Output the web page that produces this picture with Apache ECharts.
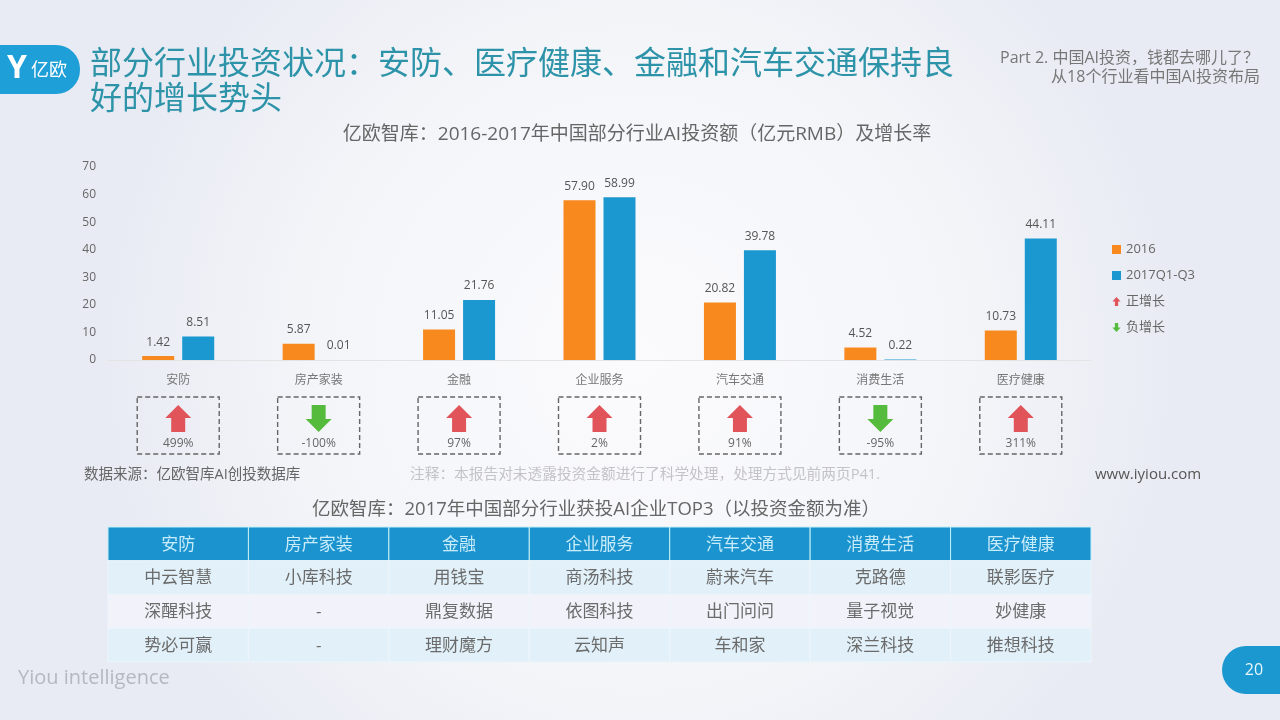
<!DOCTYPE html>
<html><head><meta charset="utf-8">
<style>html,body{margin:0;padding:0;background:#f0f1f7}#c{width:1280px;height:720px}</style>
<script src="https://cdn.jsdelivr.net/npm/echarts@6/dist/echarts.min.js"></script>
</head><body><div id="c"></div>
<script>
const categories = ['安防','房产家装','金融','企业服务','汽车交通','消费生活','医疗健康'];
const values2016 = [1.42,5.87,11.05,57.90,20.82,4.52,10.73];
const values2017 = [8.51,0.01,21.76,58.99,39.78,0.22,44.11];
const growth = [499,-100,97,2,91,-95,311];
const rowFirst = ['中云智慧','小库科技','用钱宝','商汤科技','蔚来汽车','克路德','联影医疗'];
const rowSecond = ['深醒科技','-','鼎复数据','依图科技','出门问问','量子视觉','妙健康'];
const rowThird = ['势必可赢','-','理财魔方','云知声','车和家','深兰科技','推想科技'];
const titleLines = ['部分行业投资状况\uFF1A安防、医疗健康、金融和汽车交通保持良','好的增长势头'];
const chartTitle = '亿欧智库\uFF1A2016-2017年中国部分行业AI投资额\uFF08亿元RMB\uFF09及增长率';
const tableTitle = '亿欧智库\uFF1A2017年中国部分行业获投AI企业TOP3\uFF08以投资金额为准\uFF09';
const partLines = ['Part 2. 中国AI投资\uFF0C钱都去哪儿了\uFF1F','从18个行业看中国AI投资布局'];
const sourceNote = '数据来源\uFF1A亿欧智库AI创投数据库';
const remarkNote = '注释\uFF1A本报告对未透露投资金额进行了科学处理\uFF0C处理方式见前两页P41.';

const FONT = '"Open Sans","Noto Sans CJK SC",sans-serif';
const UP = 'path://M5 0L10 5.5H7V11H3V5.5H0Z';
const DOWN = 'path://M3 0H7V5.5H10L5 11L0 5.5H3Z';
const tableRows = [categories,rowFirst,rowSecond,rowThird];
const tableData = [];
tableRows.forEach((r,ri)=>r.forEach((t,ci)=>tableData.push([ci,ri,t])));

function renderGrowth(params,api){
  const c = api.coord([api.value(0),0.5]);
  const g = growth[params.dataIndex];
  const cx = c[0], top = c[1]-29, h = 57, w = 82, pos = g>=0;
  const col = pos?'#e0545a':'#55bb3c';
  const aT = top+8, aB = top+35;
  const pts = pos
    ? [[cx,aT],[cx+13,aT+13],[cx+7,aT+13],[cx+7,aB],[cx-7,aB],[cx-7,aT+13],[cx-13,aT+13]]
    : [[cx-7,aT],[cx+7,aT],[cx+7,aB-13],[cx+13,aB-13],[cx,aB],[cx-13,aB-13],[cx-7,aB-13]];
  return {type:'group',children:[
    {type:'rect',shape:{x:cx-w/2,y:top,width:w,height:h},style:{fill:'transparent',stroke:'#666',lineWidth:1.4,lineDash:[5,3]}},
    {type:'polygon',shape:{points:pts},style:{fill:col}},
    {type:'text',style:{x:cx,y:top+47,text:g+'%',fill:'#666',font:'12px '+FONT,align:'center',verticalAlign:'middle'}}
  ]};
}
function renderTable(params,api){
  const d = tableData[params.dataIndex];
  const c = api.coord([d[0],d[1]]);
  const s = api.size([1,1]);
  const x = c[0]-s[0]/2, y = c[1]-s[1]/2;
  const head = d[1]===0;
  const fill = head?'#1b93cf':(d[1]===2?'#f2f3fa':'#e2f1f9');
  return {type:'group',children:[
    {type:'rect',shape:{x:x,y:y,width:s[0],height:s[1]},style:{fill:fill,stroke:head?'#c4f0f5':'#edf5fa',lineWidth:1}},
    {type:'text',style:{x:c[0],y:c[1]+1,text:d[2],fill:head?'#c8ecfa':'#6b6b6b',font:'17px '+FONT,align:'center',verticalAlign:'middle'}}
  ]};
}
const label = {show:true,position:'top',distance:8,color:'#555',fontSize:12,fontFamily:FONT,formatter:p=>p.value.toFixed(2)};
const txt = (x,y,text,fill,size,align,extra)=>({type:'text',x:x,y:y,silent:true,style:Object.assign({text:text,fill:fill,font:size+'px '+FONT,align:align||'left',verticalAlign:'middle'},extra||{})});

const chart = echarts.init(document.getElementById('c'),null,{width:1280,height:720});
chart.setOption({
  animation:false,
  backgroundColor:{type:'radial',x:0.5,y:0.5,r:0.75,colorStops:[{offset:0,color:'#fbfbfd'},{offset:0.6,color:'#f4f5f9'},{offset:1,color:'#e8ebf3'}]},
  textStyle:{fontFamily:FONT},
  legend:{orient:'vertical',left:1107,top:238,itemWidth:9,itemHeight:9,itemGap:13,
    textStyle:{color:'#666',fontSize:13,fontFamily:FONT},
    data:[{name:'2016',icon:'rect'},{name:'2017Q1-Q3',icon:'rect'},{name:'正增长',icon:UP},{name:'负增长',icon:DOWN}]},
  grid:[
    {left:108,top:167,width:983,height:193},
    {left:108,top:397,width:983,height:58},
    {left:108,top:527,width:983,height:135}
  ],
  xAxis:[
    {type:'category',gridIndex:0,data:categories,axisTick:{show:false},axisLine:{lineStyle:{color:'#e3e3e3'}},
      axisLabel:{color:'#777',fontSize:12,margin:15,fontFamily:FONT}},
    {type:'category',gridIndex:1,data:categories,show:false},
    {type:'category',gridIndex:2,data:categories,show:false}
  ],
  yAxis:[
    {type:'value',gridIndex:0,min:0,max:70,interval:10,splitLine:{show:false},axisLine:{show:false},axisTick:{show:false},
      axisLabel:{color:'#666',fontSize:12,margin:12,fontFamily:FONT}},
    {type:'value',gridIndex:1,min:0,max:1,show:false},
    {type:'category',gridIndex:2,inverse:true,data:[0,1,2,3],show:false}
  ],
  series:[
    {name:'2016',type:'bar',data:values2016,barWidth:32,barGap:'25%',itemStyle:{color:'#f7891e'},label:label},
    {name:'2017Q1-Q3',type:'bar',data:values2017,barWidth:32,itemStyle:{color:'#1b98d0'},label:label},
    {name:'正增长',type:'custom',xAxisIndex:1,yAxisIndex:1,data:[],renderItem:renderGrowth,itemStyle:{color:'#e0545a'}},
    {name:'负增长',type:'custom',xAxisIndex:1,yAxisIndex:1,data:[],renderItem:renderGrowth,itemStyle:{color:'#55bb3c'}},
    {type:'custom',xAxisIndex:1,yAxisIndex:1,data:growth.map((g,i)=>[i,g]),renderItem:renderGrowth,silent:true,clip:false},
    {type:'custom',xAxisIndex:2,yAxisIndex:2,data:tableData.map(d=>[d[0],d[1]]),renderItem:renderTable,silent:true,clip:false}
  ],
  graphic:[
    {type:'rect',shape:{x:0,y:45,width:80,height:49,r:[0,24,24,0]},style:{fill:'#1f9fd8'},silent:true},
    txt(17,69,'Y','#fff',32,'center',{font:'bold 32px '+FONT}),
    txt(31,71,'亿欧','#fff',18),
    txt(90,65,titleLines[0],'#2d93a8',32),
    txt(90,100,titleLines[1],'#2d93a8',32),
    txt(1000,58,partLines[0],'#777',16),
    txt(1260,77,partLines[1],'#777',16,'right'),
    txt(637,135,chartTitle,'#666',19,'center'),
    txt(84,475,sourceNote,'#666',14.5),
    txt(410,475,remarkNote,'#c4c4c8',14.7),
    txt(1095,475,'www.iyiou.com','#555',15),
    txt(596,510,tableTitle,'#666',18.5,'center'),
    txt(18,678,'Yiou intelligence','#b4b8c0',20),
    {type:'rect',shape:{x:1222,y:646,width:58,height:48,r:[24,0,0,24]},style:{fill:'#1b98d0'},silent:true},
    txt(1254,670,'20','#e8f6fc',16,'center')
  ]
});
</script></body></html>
###
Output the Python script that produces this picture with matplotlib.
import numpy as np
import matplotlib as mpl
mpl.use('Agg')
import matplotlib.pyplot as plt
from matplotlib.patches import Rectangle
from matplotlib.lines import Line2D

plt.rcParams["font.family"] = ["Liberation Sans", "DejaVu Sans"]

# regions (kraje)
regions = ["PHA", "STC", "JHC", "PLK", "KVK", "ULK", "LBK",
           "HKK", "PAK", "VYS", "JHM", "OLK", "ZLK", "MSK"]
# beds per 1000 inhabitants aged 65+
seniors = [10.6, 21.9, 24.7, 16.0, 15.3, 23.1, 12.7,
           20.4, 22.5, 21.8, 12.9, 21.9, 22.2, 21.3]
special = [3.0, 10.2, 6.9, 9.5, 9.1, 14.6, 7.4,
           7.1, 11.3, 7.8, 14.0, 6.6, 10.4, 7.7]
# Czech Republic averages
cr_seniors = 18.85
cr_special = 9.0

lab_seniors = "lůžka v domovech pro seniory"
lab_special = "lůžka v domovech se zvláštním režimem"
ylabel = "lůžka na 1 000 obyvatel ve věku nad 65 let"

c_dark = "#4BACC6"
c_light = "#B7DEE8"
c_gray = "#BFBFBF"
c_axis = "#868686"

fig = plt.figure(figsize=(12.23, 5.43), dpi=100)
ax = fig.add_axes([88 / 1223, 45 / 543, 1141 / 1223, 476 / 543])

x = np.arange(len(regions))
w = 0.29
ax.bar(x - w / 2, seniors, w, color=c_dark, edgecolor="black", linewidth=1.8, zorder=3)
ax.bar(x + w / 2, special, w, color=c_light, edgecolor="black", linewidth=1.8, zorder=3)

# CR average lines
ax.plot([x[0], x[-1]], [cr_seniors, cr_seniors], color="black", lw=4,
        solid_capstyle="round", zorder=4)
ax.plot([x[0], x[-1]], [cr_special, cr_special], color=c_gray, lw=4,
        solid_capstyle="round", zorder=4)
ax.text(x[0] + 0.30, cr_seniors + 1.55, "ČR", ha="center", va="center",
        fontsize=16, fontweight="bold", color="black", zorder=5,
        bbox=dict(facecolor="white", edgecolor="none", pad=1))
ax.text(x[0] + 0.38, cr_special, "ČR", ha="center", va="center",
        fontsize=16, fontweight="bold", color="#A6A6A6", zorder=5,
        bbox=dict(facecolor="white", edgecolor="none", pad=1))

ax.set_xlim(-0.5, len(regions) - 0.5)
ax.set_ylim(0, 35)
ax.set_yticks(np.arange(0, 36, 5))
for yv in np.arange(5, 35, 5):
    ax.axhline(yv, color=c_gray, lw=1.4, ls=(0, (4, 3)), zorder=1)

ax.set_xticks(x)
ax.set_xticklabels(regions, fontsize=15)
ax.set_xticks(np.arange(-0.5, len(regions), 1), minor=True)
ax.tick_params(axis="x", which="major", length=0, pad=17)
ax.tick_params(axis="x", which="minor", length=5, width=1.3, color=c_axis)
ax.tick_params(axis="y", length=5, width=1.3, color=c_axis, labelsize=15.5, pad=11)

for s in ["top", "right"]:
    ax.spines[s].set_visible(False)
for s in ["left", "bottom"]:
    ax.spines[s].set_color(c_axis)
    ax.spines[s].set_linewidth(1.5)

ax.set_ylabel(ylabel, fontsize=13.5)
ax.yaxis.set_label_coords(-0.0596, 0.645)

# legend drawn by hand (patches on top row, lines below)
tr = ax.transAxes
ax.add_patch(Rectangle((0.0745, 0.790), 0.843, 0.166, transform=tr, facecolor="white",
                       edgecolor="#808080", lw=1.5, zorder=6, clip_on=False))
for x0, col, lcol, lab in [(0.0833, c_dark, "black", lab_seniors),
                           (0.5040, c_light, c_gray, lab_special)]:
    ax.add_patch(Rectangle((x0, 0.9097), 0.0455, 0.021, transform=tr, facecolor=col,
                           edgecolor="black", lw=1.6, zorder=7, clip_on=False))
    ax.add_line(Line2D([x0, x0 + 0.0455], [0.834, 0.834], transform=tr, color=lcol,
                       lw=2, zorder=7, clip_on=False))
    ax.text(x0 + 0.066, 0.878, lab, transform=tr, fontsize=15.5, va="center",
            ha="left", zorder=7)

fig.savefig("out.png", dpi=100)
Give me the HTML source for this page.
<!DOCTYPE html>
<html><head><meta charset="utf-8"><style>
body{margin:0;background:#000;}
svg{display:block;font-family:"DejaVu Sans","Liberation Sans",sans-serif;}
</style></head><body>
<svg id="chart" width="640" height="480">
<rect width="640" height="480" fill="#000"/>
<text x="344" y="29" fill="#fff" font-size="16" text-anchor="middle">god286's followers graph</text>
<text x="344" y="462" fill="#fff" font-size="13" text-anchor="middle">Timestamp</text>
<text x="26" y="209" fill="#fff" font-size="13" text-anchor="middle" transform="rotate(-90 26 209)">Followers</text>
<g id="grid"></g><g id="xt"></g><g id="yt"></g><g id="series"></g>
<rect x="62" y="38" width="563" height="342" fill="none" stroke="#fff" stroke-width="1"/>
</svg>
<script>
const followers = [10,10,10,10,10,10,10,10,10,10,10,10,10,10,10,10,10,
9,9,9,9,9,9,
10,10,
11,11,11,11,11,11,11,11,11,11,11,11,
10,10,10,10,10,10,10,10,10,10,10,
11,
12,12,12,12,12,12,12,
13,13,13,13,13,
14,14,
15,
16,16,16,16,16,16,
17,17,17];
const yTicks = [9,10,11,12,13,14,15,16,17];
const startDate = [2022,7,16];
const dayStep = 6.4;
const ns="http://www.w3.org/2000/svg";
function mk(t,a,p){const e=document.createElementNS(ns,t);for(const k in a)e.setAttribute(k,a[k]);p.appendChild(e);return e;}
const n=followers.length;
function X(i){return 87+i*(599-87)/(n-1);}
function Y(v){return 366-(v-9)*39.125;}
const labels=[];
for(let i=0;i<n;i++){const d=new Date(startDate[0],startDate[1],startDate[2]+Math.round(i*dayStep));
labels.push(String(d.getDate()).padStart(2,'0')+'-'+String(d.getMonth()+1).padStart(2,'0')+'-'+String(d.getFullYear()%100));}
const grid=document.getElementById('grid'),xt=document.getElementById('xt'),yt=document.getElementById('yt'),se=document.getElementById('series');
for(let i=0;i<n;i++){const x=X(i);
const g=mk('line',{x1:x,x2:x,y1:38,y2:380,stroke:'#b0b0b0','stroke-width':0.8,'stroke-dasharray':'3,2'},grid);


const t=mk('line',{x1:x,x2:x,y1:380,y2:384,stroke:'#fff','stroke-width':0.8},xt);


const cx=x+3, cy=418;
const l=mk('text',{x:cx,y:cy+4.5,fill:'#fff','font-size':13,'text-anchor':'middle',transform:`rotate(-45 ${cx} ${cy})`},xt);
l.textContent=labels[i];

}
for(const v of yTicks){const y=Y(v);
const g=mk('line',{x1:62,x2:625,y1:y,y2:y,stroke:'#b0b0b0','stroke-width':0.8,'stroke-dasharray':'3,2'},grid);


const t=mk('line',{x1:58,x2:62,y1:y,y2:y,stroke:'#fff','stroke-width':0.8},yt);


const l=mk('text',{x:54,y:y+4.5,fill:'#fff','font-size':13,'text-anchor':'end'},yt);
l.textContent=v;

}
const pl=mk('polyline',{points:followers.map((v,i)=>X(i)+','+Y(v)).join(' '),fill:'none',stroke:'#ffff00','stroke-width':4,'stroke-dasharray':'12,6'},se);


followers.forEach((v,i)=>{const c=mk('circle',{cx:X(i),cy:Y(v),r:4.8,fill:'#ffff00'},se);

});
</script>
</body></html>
###
**WORK TO BE COMPLETED:**
Each line that holds the string "picture" counts once; give the total and nothing else.

**RIGHT ANSWER:**
2